TASK OBJECTIVE. Transcribe the entries that follow exactly as they appear, minus pictures.

Stored items.

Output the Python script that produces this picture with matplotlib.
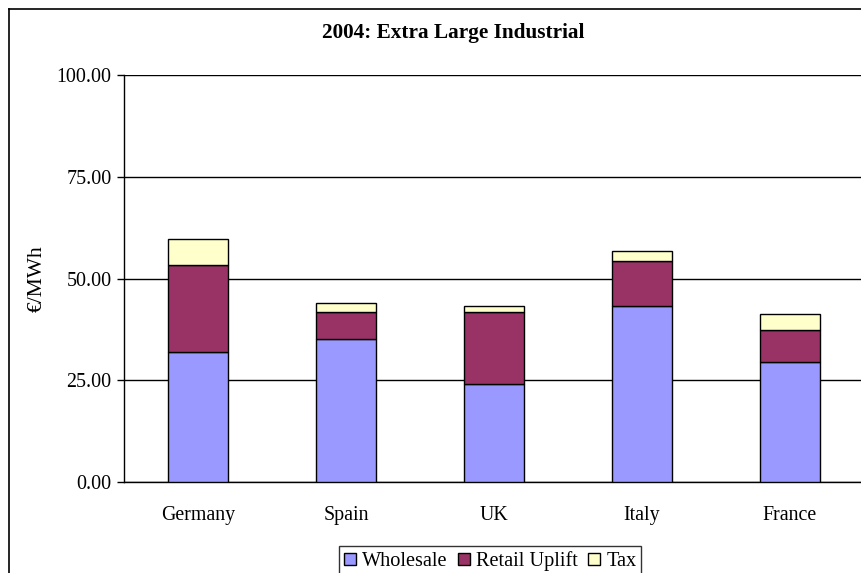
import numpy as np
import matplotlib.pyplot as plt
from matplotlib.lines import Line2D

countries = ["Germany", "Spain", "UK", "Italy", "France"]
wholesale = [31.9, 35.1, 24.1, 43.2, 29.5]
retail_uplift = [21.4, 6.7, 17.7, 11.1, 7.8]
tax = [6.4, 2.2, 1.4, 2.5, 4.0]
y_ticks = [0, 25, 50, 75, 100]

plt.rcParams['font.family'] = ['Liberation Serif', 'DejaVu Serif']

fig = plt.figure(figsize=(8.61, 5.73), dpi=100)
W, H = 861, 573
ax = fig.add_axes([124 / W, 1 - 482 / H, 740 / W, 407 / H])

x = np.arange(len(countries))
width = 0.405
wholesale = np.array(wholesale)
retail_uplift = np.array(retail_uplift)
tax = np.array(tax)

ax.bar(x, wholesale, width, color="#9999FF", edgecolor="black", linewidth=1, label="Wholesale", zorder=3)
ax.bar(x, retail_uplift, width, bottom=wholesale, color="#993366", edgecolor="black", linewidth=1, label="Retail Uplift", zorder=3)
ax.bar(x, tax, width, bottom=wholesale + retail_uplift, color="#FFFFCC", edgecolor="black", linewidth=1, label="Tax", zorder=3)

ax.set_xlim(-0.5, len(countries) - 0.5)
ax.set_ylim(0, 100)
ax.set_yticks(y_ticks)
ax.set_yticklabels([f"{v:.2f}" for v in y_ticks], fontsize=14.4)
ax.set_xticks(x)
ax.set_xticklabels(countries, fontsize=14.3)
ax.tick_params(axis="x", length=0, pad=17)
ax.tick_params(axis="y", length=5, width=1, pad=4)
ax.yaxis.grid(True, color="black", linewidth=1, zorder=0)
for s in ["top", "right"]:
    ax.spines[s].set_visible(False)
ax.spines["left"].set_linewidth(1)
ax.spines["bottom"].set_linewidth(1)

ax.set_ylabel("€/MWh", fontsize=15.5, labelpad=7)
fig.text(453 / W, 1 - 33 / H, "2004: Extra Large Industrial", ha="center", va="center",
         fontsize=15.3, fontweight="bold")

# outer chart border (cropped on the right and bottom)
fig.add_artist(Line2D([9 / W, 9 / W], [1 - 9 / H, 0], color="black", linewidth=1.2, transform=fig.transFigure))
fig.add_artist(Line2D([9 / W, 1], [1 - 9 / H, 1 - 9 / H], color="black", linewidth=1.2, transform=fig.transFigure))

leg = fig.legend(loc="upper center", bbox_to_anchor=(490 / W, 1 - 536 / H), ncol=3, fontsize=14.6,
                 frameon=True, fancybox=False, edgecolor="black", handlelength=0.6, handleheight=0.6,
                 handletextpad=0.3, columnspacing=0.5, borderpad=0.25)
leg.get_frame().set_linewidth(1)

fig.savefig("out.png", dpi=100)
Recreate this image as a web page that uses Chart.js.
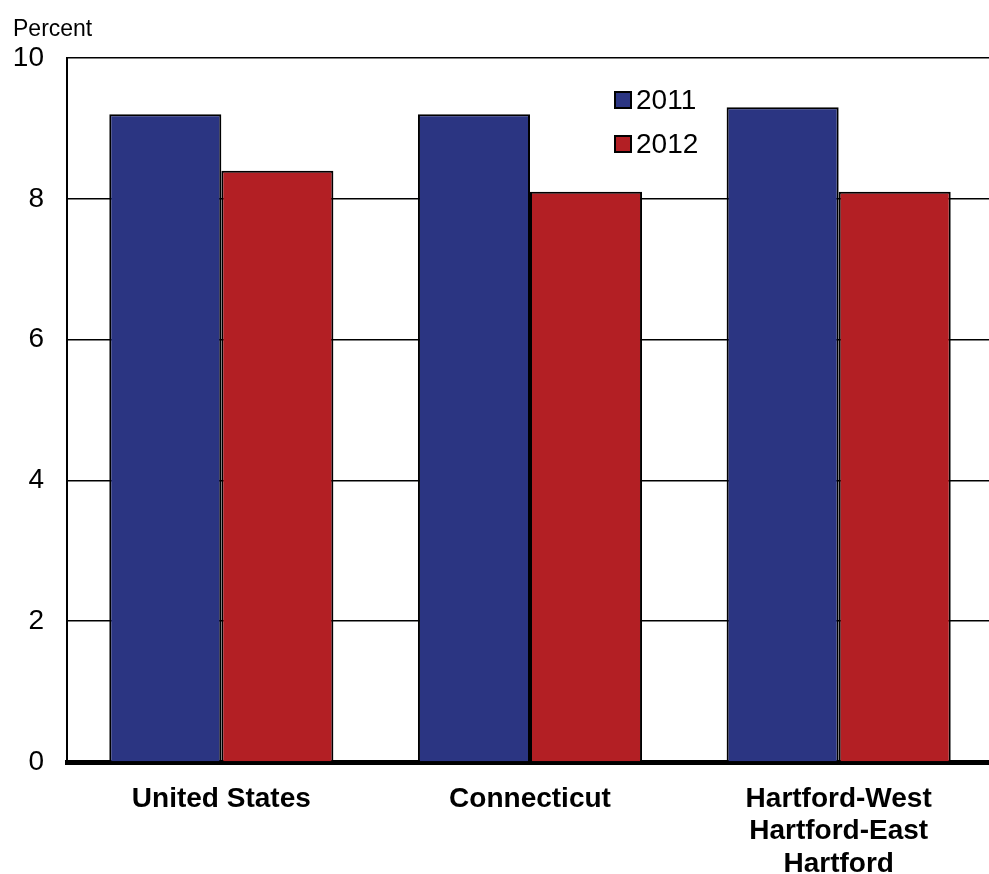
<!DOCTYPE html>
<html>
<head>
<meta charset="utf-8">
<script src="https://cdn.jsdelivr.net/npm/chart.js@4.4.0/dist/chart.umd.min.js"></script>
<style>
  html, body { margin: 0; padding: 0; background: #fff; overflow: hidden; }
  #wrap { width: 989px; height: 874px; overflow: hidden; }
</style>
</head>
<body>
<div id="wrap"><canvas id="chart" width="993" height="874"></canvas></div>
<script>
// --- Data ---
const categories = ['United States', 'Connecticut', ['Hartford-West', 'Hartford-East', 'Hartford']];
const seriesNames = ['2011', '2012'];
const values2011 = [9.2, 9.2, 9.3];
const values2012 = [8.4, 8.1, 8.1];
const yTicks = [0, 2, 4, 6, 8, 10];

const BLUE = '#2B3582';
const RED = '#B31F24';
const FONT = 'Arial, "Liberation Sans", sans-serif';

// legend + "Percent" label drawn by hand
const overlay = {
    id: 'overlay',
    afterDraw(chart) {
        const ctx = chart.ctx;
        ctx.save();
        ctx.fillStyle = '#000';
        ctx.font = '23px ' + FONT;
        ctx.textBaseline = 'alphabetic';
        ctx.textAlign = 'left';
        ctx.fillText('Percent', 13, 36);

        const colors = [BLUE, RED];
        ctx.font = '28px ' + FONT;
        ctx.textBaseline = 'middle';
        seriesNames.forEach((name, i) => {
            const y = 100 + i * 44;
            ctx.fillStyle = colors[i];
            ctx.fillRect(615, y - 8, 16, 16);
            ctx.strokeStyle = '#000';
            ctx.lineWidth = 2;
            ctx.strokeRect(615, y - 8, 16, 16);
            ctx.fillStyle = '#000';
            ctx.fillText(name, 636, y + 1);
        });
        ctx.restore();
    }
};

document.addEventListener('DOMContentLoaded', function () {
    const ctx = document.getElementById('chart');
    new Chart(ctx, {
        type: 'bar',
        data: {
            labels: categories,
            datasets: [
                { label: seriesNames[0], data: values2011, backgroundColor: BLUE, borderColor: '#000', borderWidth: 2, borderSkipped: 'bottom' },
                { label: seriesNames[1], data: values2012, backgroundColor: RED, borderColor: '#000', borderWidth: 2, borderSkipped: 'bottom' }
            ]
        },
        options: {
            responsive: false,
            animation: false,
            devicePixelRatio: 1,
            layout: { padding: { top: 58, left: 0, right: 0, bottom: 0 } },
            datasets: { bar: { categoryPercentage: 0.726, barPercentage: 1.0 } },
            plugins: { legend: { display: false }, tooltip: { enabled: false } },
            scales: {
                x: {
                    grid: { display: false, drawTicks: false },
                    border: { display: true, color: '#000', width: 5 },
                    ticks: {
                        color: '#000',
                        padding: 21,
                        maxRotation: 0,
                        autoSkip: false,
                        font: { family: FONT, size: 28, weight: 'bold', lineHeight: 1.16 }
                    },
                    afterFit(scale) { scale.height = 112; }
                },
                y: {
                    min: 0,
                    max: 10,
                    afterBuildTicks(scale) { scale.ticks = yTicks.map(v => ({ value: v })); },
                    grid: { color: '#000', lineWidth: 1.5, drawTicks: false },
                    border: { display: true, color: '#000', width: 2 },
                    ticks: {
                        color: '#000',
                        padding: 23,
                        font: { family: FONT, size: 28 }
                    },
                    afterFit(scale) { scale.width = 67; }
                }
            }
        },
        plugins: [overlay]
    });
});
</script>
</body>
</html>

SOLUTION TO THIS EXERCISE.
Output the Python script that produces this picture with matplotlib.
import numpy as np
import matplotlib.pyplot as plt
from matplotlib.lines import Line2D

countries = ["Germany", "Spain", "UK", "Italy", "France"]
wholesale = [31.9, 35.1, 24.1, 43.2, 29.5]
retail_uplift = [21.4, 6.7, 17.7, 11.1, 7.8]
tax = [6.4, 2.2, 1.4, 2.5, 4.0]
y_ticks = [0, 25, 50, 75, 100]

plt.rcParams['font.family'] = ['Liberation Serif', 'DejaVu Serif']

fig = plt.figure(figsize=(8.61, 5.73), dpi=100)
W, H = 861, 573
ax = fig.add_axes([124 / W, 1 - 482 / H, 740 / W, 407 / H])

x = np.arange(len(countries))
width = 0.405
wholesale = np.array(wholesale)
retail_uplift = np.array(retail_uplift)
tax = np.array(tax)

ax.bar(x, wholesale, width, color="#9999FF", edgecolor="black", linewidth=1, label="Wholesale", zorder=3)
ax.bar(x, retail_uplift, width, bottom=wholesale, color="#993366", edgecolor="black", linewidth=1, label="Retail Uplift", zorder=3)
ax.bar(x, tax, width, bottom=wholesale + retail_uplift, color="#FFFFCC", edgecolor="black", linewidth=1, label="Tax", zorder=3)

ax.set_xlim(-0.5, len(countries) - 0.5)
ax.set_ylim(0, 100)
ax.set_yticks(y_ticks)
ax.set_yticklabels([f"{v:.2f}" for v in y_ticks], fontsize=14.4)
ax.set_xticks(x)
ax.set_xticklabels(countries, fontsize=14.3)
ax.tick_params(axis="x", length=0, pad=17)
ax.tick_params(axis="y", length=5, width=1, pad=4)
ax.yaxis.grid(True, color="black", linewidth=1, zorder=0)
for s in ["top", "right"]:
    ax.spines[s].set_visible(False)
ax.spines["left"].set_linewidth(1)
ax.spines["bottom"].set_linewidth(1)

ax.set_ylabel("€/MWh", fontsize=15.5, labelpad=7)
fig.text(453 / W, 1 - 33 / H, "2004: Extra Large Industrial", ha="center", va="center",
         fontsize=15.3, fontweight="bold")

# outer chart border (cropped on the right and bottom)
fig.add_artist(Line2D([9 / W, 9 / W], [1 - 9 / H, 0], color="black", linewidth=1.2, transform=fig.transFigure))
fig.add_artist(Line2D([9 / W, 1], [1 - 9 / H, 1 - 9 / H], color="black", linewidth=1.2, transform=fig.transFigure))

leg = fig.legend(loc="upper center", bbox_to_anchor=(490 / W, 1 - 536 / H), ncol=3, fontsize=14.6,
                 frameon=True, fancybox=False, edgecolor="black", handlelength=0.6, handleheight=0.6,
                 handletextpad=0.3, columnspacing=0.5, borderpad=0.25)
leg.get_frame().set_linewidth(1)

fig.savefig("out.png", dpi=100)
Recreate this image as a web page that uses Chart.js.
<!DOCTYPE html>
<html>
<head>
<meta charset="utf-8">
<script src="https://cdn.jsdelivr.net/npm/chart.js@4.4.0/dist/chart.umd.min.js"></script>
<style>
  html, body { margin: 0; padding: 0; background: #fff; overflow: hidden; }
  #wrap { width: 989px; height: 874px; overflow: hidden; }
</style>
</head>
<body>
<div id="wrap"><canvas id="chart" width="993" height="874"></canvas></div>
<script>
// --- Data ---
const categories = ['United States', 'Connecticut', ['Hartford-West', 'Hartford-East', 'Hartford']];
const seriesNames = ['2011', '2012'];
const values2011 = [9.2, 9.2, 9.3];
const values2012 = [8.4, 8.1, 8.1];
const yTicks = [0, 2, 4, 6, 8, 10];

const BLUE = '#2B3582';
const RED = '#B31F24';
const FONT = 'Arial, "Liberation Sans", sans-serif';

// legend + "Percent" label drawn by hand
const overlay = {
    id: 'overlay',
    afterDraw(chart) {
        const ctx = chart.ctx;
        ctx.save();
        ctx.fillStyle = '#000';
        ctx.font = '23px ' + FONT;
        ctx.textBaseline = 'alphabetic';
        ctx.textAlign = 'left';
        ctx.fillText('Percent', 13, 36);

        const colors = [BLUE, RED];
        ctx.font = '28px ' + FONT;
        ctx.textBaseline = 'middle';
        seriesNames.forEach((name, i) => {
            const y = 100 + i * 44;
            ctx.fillStyle = colors[i];
            ctx.fillRect(615, y - 8, 16, 16);
            ctx.strokeStyle = '#000';
            ctx.lineWidth = 2;
            ctx.strokeRect(615, y - 8, 16, 16);
            ctx.fillStyle = '#000';
            ctx.fillText(name, 636, y + 1);
        });
        ctx.restore();
    }
};

document.addEventListener('DOMContentLoaded', function () {
    const ctx = document.getElementById('chart');
    new Chart(ctx, {
        type: 'bar',
        data: {
            labels: categories,
            datasets: [
                { label: seriesNames[0], data: values2011, backgroundColor: BLUE, borderColor: '#000', borderWidth: 2, borderSkipped: 'bottom' },
                { label: seriesNames[1], data: values2012, backgroundColor: RED, borderColor: '#000', borderWidth: 2, borderSkipped: 'bottom' }
            ]
        },
        options: {
            responsive: false,
            animation: false,
            devicePixelRatio: 1,
            layout: { padding: { top: 58, left: 0, right: 0, bottom: 0 } },
            datasets: { bar: { categoryPercentage: 0.726, barPercentage: 1.0 } },
            plugins: { legend: { display: false }, tooltip: { enabled: false } },
            scales: {
                x: {
                    grid: { display: false, drawTicks: false },
                    border: { display: true, color: '#000', width: 5 },
                    ticks: {
                        color: '#000',
                        padding: 21,
                        maxRotation: 0,
                        autoSkip: false,
                        font: { family: FONT, size: 28, weight: 'bold', lineHeight: 1.16 }
                    },
                    afterFit(scale) { scale.height = 112; }
                },
                y: {
                    min: 0,
                    max: 10,
                    afterBuildTicks(scale) { scale.ticks = yTicks.map(v => ({ value: v })); },
                    grid: { color: '#000', lineWidth: 1.5, drawTicks: false },
                    border: { display: true, color: '#000', width: 2 },
                    ticks: {
                        color: '#000',
                        padding: 23,
                        font: { family: FONT, size: 28 }
                    },
                    afterFit(scale) { scale.width = 67; }
                }
            }
        },
        plugins: [overlay]
    });
});
</script>
</body>
</html>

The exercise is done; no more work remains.